If, on Labor Day morning, you’d have known Georgia Tech would be facing USC in a bowl, you’d have guessed that everything would have broken right for the Jackets. As it happened, Tech had a rough season, which is why it’s again headed to El Paso and not, say, Miami. But spare a thought for the Trojans, who have been the greatest flop in almost half a century.
Ranked No. 1 in preseason, USC finished its regular season 7-5. Not since Ole Miss in 1964 has a preseason No. 1 wound up unranked, and back then the Associated Press poll included only 10 teams. Today it has 25, and you still won’t still find the Trojans until you sift through the “also receiving votes” category. They’re 12th on that not-exactly-stellar list — behind the likes of Vanderbilt, San Diego State and Arkansas State.
So there’s your Sun Bowl matchup: A team that has gone from No. 1 to No. 37 in the time it takes to say, “Lane Kiffin can’t coach a lick,” against a sub-.500 opponent. You wouldn’t think there’d be muchat stake, but again you’d be wrong.
USC has no reason to try hard on Dec. 31. Georgia Tech does. Not since Dec. 21, 2004, have the Jackets won a bowl, and that was so long ago that Chan Gailey was the coach and Reggie Ball, then a sophomore, was the game MVP and the team Tech beat (Syracuse) was so mortified by losing 51-17 that it fired coach Paul Pasqualoni eight days later.
Since then, nada. Tech has lost to opponents great (West Virginia, LSU and Iowa) and small (Utah twice, Fresno State, Air Force). That seven-year skid strips the luster from the Jackets’ string of 16 consecutive bowl appearances, and the past four losses have come under Paul Johnson. On the list of bowl-winning Tech coaches, Johnson ranks behind Mac McWhorter, who led the Jackets to victory in the 2001 Seattle Bowl as a one-game fill-in for George O’Leary.
This can’t-win-a-bowl thing has rankled Johnson for a while, and it has also gotten to his players: Tech’s seniors made “Win a bowl” one of their preseason goals. As of Halloween, there was no guarantee the Jackets would qualify for one. But they beat Duke on Nov. 17 become bowl-eligible, and then they lost to Florida State in the ACC title game to dip to 6-7, requiring an NCAA waiver to book passage to El Paso. But they got it, and off they’re going.
Of the Trojans, Johnson said Wednesday: “They were ranked No. 1; they had the Heisman frontrunner (quarterback Matt Barkley), and they’ve got the Biletnikoff winner (receiver Marqise Lee).
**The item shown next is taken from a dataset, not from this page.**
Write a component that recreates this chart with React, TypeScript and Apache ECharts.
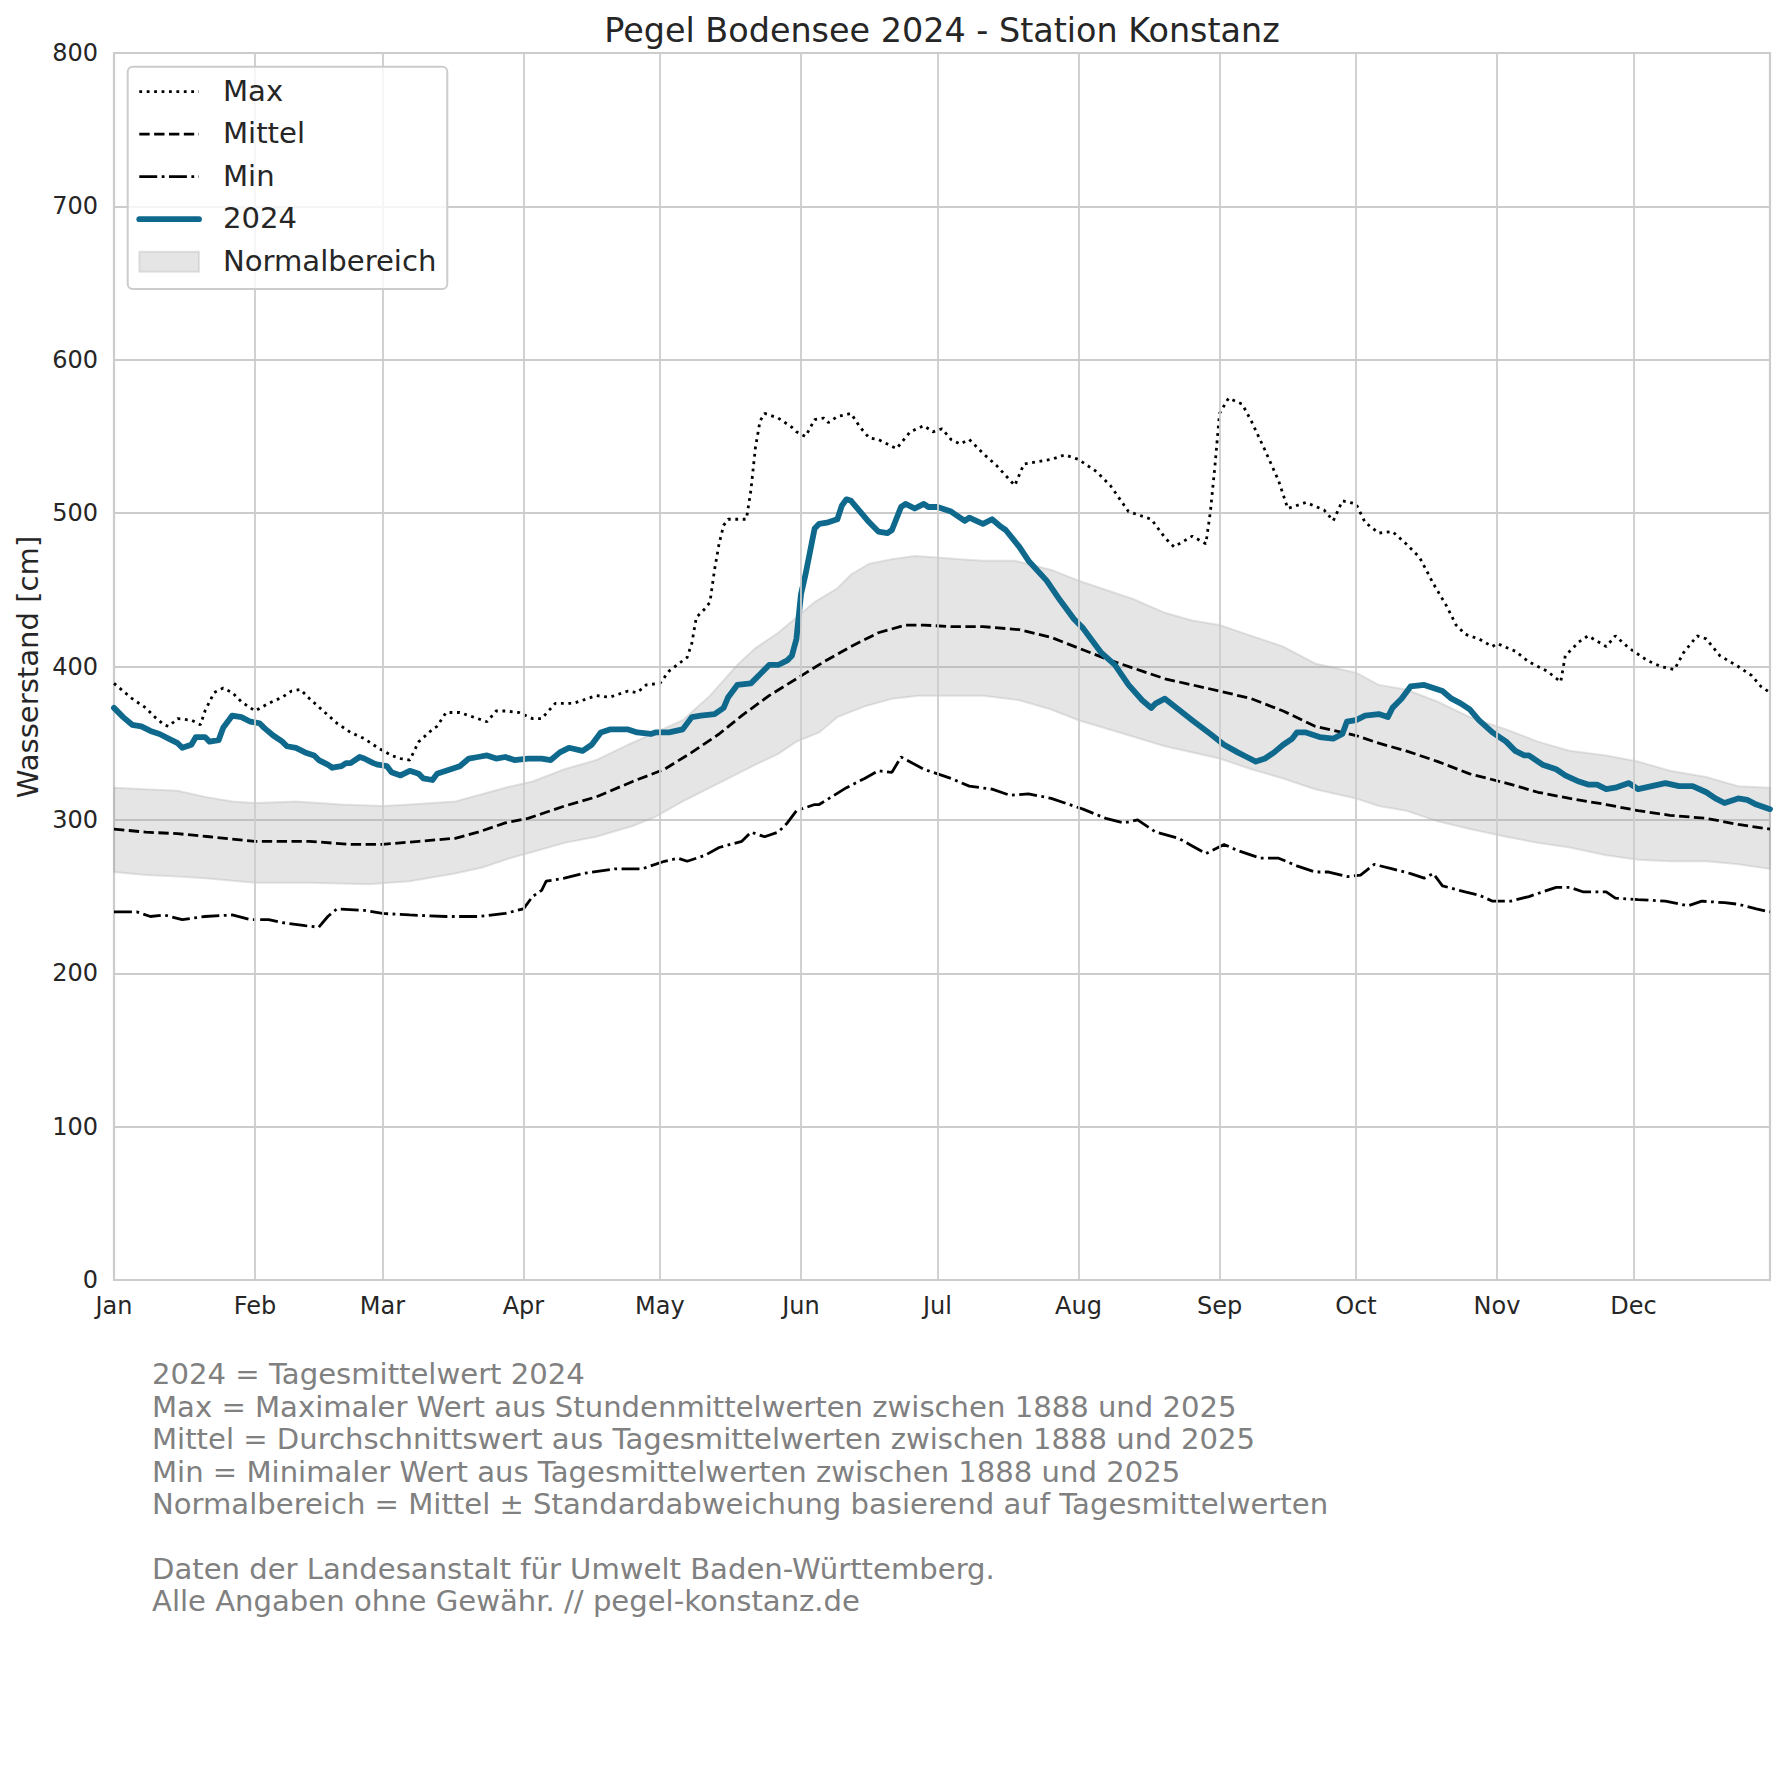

They’re a talented team. Like I told somebody else, we’ve had a pretty good trifecta.”
Well, yes. Tech just played Georgia and Florida State, two gifted aggregations, losing to the former badly and the latter honorably. Can’t say the Jackets aren’t used to playing NFL-ready opposition.
“They’re very talented, but we’re not scared of them,” cornerback Louis Young said. “They’re 7-5. They’ve showed they can be beaten.”
They have, repeatedly. There’s a chance the Trojans, who figured to be spending the holidays in more scenic places, will sleepwalk through the Sun, and there’s no chance the Jackets will. This hasn’t been the season they envisioned, but tying Miami and North Carolina for first in the Coastal Division and playing for the conference title helped ease the pain. Beating USC in a bowl would be a nice New Year’s tonic.
On talent, the Trojans should win easily. But on talent, the Trojans shouldn’t be 7-5. For the first time under Johnson, Tech enters its bowl with more to prove than its opponent, and sometimes the lesser bowls come down to who plays harder.
There’s also this: Monte Kiffin, father of the lamentable Lane, has announced his resignation as USC’s defensive coordinator, for good reason. The Trojans rank 63rd nationally in total defense — that’s 10 spots below Tech, which fired coordinator Al Groh at midseason — and were overrun by Oregon on Nov. 3. The Ducks managed 62 points and 426 rushing yards, including 321 by Kenjon Barner.
If Tech can do nothing else, it can run the ball. It’s doubtful that the Jackets’ defense will shut down Barkley and Lee, but if the Tech offense can score early and control the clock, this could be one of those scoring lollapaloozas Tech occasionally wins. (To wit: Tech 68, North Carolina 50.) It would be utterly in keeping with this bizarre year if it ended with the Jackets breaking their bowl drought and finishing 7-7 by beating a team that was supposed to be unbeatable.